> Your task: Word for word, copy all the data and drop the pictures.

— Start Data provided —

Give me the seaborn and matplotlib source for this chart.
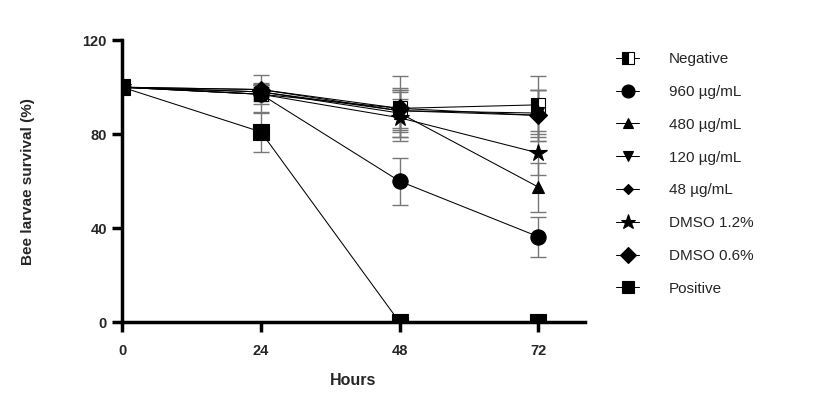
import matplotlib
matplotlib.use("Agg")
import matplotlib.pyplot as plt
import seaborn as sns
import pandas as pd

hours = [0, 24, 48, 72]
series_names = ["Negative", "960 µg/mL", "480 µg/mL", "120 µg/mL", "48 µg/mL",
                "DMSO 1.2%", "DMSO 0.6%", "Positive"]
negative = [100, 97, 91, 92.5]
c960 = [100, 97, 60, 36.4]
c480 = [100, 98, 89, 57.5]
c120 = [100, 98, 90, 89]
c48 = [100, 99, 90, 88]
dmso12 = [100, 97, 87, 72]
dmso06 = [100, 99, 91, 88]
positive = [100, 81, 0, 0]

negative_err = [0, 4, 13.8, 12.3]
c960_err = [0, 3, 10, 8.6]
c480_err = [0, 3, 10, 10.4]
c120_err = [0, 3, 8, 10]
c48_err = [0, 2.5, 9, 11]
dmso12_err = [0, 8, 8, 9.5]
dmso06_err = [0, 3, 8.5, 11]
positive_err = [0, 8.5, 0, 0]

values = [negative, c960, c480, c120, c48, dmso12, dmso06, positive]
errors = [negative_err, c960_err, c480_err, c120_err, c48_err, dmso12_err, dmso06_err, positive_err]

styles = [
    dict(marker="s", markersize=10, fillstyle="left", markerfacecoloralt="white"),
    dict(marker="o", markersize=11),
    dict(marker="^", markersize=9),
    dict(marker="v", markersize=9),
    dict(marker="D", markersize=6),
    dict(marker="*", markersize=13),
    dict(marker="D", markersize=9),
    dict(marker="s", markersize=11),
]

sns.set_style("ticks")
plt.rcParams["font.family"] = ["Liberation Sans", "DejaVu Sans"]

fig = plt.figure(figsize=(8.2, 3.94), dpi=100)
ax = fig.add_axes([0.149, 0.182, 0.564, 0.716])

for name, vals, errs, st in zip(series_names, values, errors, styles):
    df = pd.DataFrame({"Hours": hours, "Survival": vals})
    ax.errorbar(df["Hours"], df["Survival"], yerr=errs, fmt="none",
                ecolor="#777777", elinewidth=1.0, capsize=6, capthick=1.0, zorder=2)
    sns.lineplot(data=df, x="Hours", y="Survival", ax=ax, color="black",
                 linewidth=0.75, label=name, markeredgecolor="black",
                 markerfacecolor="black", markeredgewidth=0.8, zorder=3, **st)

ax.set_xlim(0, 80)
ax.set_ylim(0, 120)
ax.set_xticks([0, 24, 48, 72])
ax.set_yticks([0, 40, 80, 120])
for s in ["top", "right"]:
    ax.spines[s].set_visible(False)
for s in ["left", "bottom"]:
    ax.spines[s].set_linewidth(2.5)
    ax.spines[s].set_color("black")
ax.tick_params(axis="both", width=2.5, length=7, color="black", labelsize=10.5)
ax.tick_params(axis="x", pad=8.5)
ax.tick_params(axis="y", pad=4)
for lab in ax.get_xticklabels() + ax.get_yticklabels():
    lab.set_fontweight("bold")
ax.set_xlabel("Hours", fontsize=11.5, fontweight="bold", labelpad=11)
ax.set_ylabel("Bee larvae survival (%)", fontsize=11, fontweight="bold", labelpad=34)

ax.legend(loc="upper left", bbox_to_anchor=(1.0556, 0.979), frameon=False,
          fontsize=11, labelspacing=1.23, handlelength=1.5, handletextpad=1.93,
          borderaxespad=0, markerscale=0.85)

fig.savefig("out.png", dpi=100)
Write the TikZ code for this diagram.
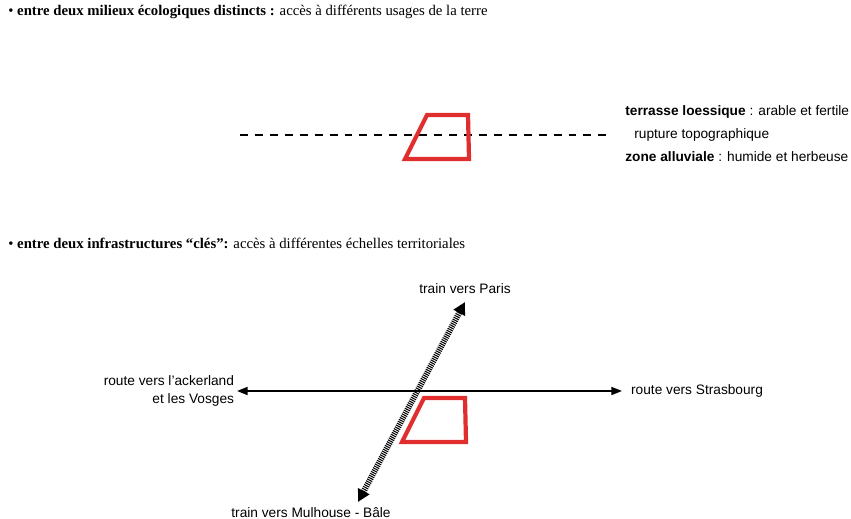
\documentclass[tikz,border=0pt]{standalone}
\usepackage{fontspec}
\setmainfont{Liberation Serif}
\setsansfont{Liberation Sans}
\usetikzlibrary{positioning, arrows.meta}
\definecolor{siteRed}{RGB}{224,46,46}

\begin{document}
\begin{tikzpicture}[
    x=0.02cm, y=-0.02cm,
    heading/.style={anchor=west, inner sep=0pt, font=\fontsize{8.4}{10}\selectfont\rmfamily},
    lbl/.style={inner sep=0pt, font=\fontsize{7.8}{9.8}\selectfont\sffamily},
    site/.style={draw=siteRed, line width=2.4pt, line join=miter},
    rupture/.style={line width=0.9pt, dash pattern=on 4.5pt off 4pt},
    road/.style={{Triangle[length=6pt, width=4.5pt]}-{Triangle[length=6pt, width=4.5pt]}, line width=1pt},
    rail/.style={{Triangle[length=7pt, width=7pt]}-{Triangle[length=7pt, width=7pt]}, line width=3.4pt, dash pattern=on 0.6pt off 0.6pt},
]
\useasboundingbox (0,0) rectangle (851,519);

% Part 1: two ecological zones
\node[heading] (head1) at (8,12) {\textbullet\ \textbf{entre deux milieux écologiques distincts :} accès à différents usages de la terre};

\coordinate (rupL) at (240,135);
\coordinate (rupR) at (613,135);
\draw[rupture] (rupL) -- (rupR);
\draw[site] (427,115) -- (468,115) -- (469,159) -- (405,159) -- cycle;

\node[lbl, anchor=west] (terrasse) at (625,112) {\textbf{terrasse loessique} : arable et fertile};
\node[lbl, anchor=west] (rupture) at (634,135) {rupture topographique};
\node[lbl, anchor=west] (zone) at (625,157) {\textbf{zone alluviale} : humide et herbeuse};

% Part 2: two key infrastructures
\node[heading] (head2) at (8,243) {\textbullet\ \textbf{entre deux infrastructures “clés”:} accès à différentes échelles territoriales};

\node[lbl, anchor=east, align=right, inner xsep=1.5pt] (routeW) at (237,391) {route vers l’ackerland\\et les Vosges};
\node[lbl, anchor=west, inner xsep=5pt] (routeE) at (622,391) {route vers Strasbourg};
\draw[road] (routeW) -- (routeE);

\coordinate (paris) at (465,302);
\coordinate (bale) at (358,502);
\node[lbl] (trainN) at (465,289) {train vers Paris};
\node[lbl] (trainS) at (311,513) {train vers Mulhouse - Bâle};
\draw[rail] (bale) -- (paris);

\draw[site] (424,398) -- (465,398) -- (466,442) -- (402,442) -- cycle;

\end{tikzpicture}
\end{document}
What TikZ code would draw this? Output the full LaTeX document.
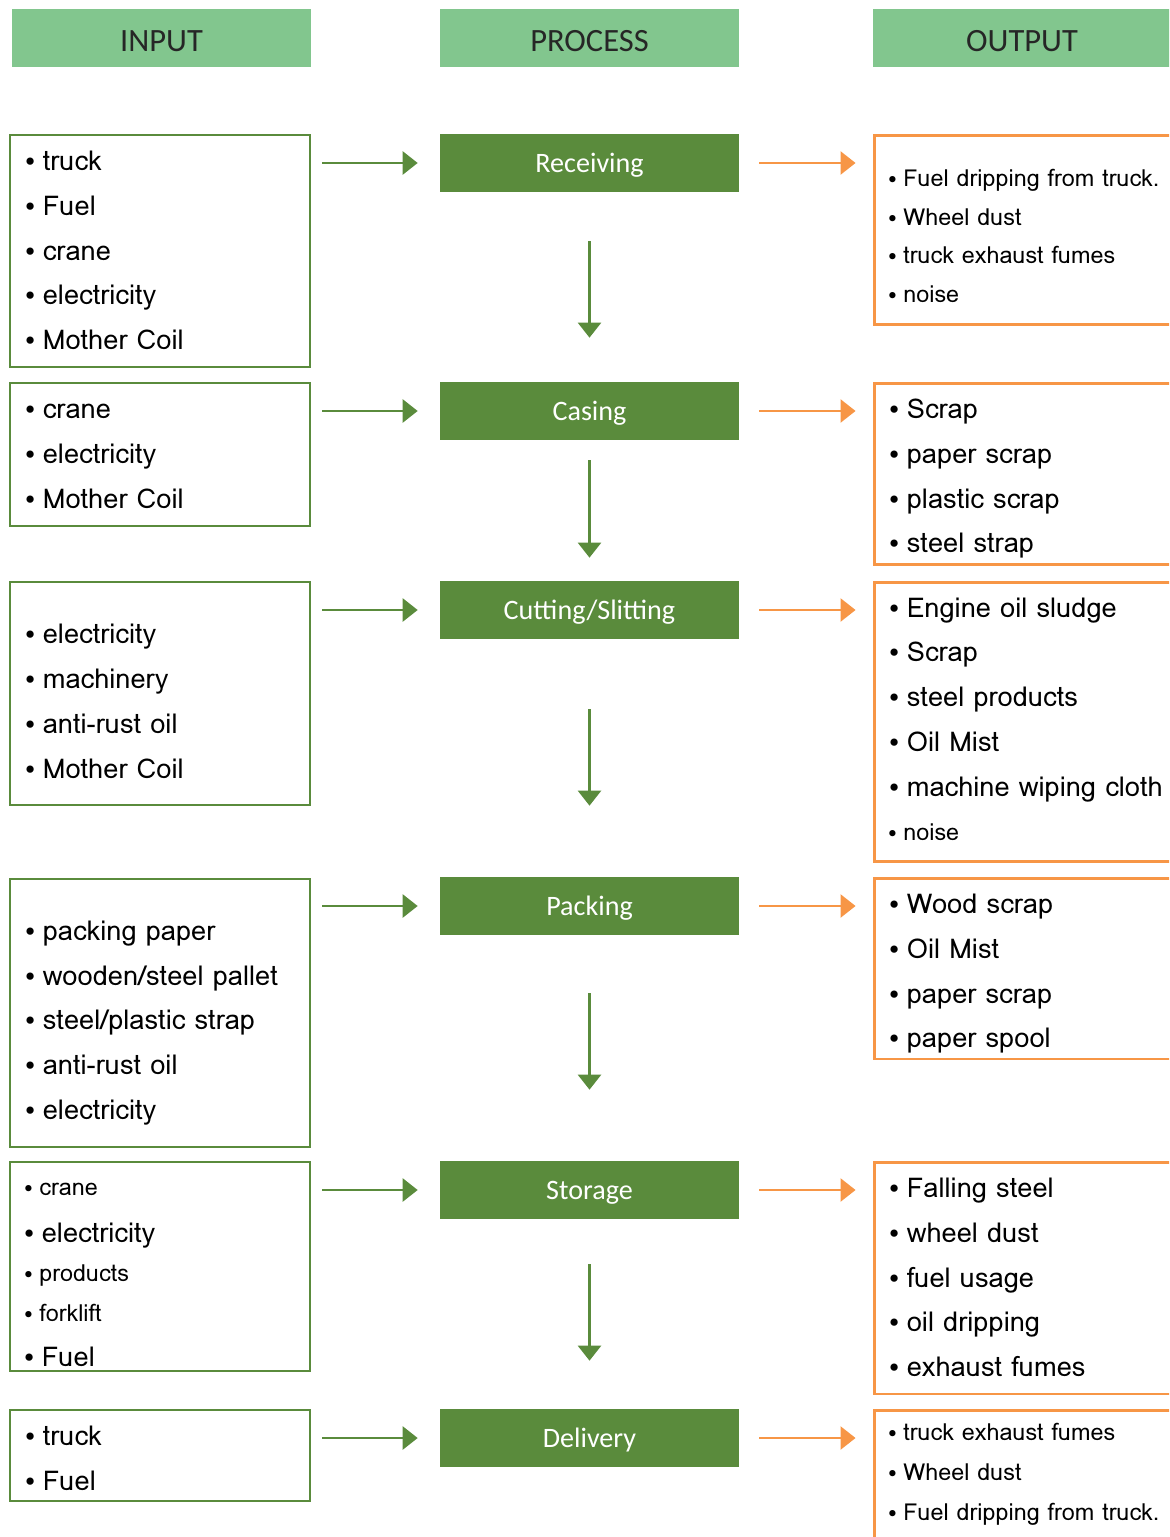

— End Data provided —

> Expected output:
Give me the seaborn and matplotlib source for this chart.
import matplotlib
matplotlib.use("Agg")
import matplotlib.pyplot as plt
import seaborn as sns
import pandas as pd

hours = [0, 24, 48, 72]
series_names = ["Negative", "960 µg/mL", "480 µg/mL", "120 µg/mL", "48 µg/mL",
                "DMSO 1.2%", "DMSO 0.6%", "Positive"]
negative = [100, 97, 91, 92.5]
c960 = [100, 97, 60, 36.4]
c480 = [100, 98, 89, 57.5]
c120 = [100, 98, 90, 89]
c48 = [100, 99, 90, 88]
dmso12 = [100, 97, 87, 72]
dmso06 = [100, 99, 91, 88]
positive = [100, 81, 0, 0]

negative_err = [0, 4, 13.8, 12.3]
c960_err = [0, 3, 10, 8.6]
c480_err = [0, 3, 10, 10.4]
c120_err = [0, 3, 8, 10]
c48_err = [0, 2.5, 9, 11]
dmso12_err = [0, 8, 8, 9.5]
dmso06_err = [0, 3, 8.5, 11]
positive_err = [0, 8.5, 0, 0]

values = [negative, c960, c480, c120, c48, dmso12, dmso06, positive]
errors = [negative_err, c960_err, c480_err, c120_err, c48_err, dmso12_err, dmso06_err, positive_err]

styles = [
    dict(marker="s", markersize=10, fillstyle="left", markerfacecoloralt="white"),
    dict(marker="o", markersize=11),
    dict(marker="^", markersize=9),
    dict(marker="v", markersize=9),
    dict(marker="D", markersize=6),
    dict(marker="*", markersize=13),
    dict(marker="D", markersize=9),
    dict(marker="s", markersize=11),
]

sns.set_style("ticks")
plt.rcParams["font.family"] = ["Liberation Sans", "DejaVu Sans"]

fig = plt.figure(figsize=(8.2, 3.94), dpi=100)
ax = fig.add_axes([0.149, 0.182, 0.564, 0.716])

for name, vals, errs, st in zip(series_names, values, errors, styles):
    df = pd.DataFrame({"Hours": hours, "Survival": vals})
    ax.errorbar(df["Hours"], df["Survival"], yerr=errs, fmt="none",
                ecolor="#777777", elinewidth=1.0, capsize=6, capthick=1.0, zorder=2)
    sns.lineplot(data=df, x="Hours", y="Survival", ax=ax, color="black",
                 linewidth=0.75, label=name, markeredgecolor="black",
                 markerfacecolor="black", markeredgewidth=0.8, zorder=3, **st)

ax.set_xlim(0, 80)
ax.set_ylim(0, 120)
ax.set_xticks([0, 24, 48, 72])
ax.set_yticks([0, 40, 80, 120])
for s in ["top", "right"]:
    ax.spines[s].set_visible(False)
for s in ["left", "bottom"]:
    ax.spines[s].set_linewidth(2.5)
    ax.spines[s].set_color("black")
ax.tick_params(axis="both", width=2.5, length=7, color="black", labelsize=10.5)
ax.tick_params(axis="x", pad=8.5)
ax.tick_params(axis="y", pad=4)
for lab in ax.get_xticklabels() + ax.get_yticklabels():
    lab.set_fontweight("bold")
ax.set_xlabel("Hours", fontsize=11.5, fontweight="bold", labelpad=11)
ax.set_ylabel("Bee larvae survival (%)", fontsize=11, fontweight="bold", labelpad=34)

ax.legend(loc="upper left", bbox_to_anchor=(1.0556, 0.979), frameon=False,
          fontsize=11, labelspacing=1.23, handlelength=1.5, handletextpad=1.93,
          borderaxespad=0, markerscale=0.85)

fig.savefig("out.png", dpi=100)
Write the TikZ code for this diagram.
\documentclass[tikz,border=0pt]{standalone}
\usepackage{fontspec}
\setmainfont{Liberation Serif}
\setsansfont{Liberation Sans}
\usetikzlibrary{positioning, arrows.meta}
\definecolor{siteRed}{RGB}{224,46,46}

\begin{document}
\begin{tikzpicture}[
    x=0.02cm, y=-0.02cm,
    heading/.style={anchor=west, inner sep=0pt, font=\fontsize{8.4}{10}\selectfont\rmfamily},
    lbl/.style={inner sep=0pt, font=\fontsize{7.8}{9.8}\selectfont\sffamily},
    site/.style={draw=siteRed, line width=2.4pt, line join=miter},
    rupture/.style={line width=0.9pt, dash pattern=on 4.5pt off 4pt},
    road/.style={{Triangle[length=6pt, width=4.5pt]}-{Triangle[length=6pt, width=4.5pt]}, line width=1pt},
    rail/.style={{Triangle[length=7pt, width=7pt]}-{Triangle[length=7pt, width=7pt]}, line width=3.4pt, dash pattern=on 0.6pt off 0.6pt},
]
\useasboundingbox (0,0) rectangle (851,519);

% Part 1: two ecological zones
\node[heading] (head1) at (8,12) {\textbullet\ \textbf{entre deux milieux écologiques distincts :} accès à différents usages de la terre};

\coordinate (rupL) at (240,135);
\coordinate (rupR) at (613,135);
\draw[rupture] (rupL) -- (rupR);
\draw[site] (427,115) -- (468,115) -- (469,159) -- (405,159) -- cycle;

\node[lbl, anchor=west] (terrasse) at (625,112) {\textbf{terrasse loessique} : arable et fertile};
\node[lbl, anchor=west] (rupture) at (634,135) {rupture topographique};
\node[lbl, anchor=west] (zone) at (625,157) {\textbf{zone alluviale} : humide et herbeuse};

% Part 2: two key infrastructures
\node[heading] (head2) at (8,243) {\textbullet\ \textbf{entre deux infrastructures “clés”:} accès à différentes échelles territoriales};

\node[lbl, anchor=east, align=right, inner xsep=1.5pt] (routeW) at (237,391) {route vers l’ackerland\\et les Vosges};
\node[lbl, anchor=west, inner xsep=5pt] (routeE) at (622,391) {route vers Strasbourg};
\draw[road] (routeW) -- (routeE);

\coordinate (paris) at (465,302);
\coordinate (bale) at (358,502);
\node[lbl] (trainN) at (465,289) {train vers Paris};
\node[lbl] (trainS) at (311,513) {train vers Mulhouse - Bâle};
\draw[rail] (bale) -- (paris);

\draw[site] (424,398) -- (465,398) -- (466,442) -- (402,442) -- cycle;

\end{tikzpicture}
\end{document}
What TikZ code would draw this? Output the full LaTeX document.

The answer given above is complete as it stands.